Multimilionário português contra o direito à greve no pós-troika
A 458ª fortuna do mundo, com 3 mil milhões de euros, o multimilionário Alexandre Soares dos Santos, veio ontem defender publicamente que o direito à greve deve ser restringido no pós-troika. Em entrevistas, o homem que fez fortuna na precariedade e nos baixos salários pagos às centenas de milhares de funcionários dos grupos de distribuição Pingo Doce e Biedronka, da Jerónimo Martins, defende que a greve não pode ser um direito no pós-troika, apostando mais uma vez na oposição entre funcionários públicos e privados, para revelar o seu ataque à sindicalização e organização dos trabalhadores.
Terça-feira foi dia de multimilionário. Soares dos Santos deu entrevistas ao Diário de Notícias e à Rádio Renascença, concluindo não acreditar no poder das revoluções e pedindo um recuo em relação ao 25 de Abril de 1974. Depois prosseguiu na explicação de como seria o mundo segundo Soares dos Santos.
O pós-troika de Soares dos Santos é paradoxal: um homem que erigiu a sua fortuna sobre os baixos salários em Portugal e fora, que enriqueceu ainda mais enquanto o país empobrecia generalizadamente com o seu aval, defendeu que não se deviam cortar as pensões, propôs um aumento da taxação da gasolina e defendeu que o país não pode ter como regra os baixos salários. O 2º homem mais rico do país, que recebeu em 2013 benefícios fiscais de 86,1 milhões de euros, cujo grupo económico foi deslocalizado para a Holanda para não pagar impostos, e que engorda à custa dos baixos salários dos seus trabalhadores, diz que a sua estratégia de vida e de negócios não é um modelo de desenvolvimento para o país. E não é. Alexandre Soares dos Santos é o exemplo acabado do “façam o que eu digo, não façam o que eu faço”
A entrevista de Soares dos Santos à RR é esclarecedora sobre a perspectiva da liderança empresarial do país para o seu futuro: um país em que as escolas se voltam para a especialização, com as empresas, como a Jerónimo Martins, a participarem directamente na formação dos alunos, escolhendo-os directamente nas faculdades. É uma perspectiva liberal extrema em que é dada toda a liberdade para as empresas e nenhuma liberdade para quem forma e para quem trabalha. As faculdades tornar-se-iam assim empresas de recrutamento directamente patrocinadas e moldadas pelos grupos económicos.
Soares dos Santos, também presidente da Fundação Francisco Manuel dos Santos, think thank liberal-conservador patrocinado pelos lucros da Jerónimo Martins e que distribui pequenos livros de propaganda ideológica nos supermercados do grupo, continuou a sua exposição, defendo para o pós-troika uma revisão constitucional que altere o direito à greve, restringindo-o a uma pequena série de circunstâncias, como forma de protesto inconsequente e controlável até pelas entidades patronais.
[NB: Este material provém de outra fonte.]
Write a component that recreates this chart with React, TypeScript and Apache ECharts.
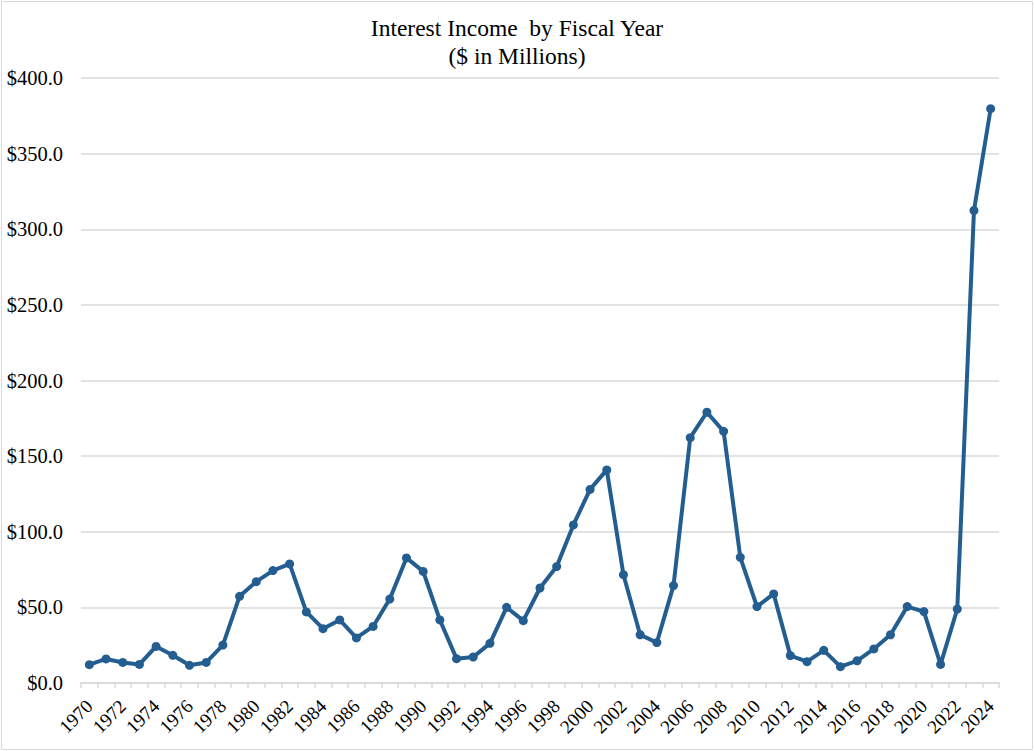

Defendeu ainda que as leis propostas pelos governos devem ser discutidas com o Tribunal Constitucional para terem uma espécie de visto prévio de constitucionalidade, como se as leis da República não tivessem que ser constitucionais à partida. O facto de termos um governo fora-da-lei não preocupa o multimilionário, que ataca em vez disso os políticos em geral, concluindo que “Está por cumprir o sonho de Abril: falta-nos liberdade”. A liberdade de Soares dos Santos é clara: entre o patrão e o trabalhador, é a liberdade que oprime e a lei que liberta. E por isso, sentado sobre a sua fortuna, Soares dos Santos tenta virar a liberdade de pernas para o ar, e reclamar que o 25 de Abril se fez para que houvesse liberdade total de circulação de capitais e factores de produção (querendo obviamente colocar os trabalhadores dentro dessa categoria económica).
“Temos de aprender a viver com aquilo que criamos”. Bom conselho. Os 3 mil milhões de euros de fortuna pessoal de Alexandre Soares dos Santos não foram criados por si, mas sim pelos milhares de precários que diariamente produzem, conduzem, vendem e trocam as mercadorias que são vendidas nas suas superfícies comerciais. A política de Soares dos Santos é como as suas contas: de merceeiro.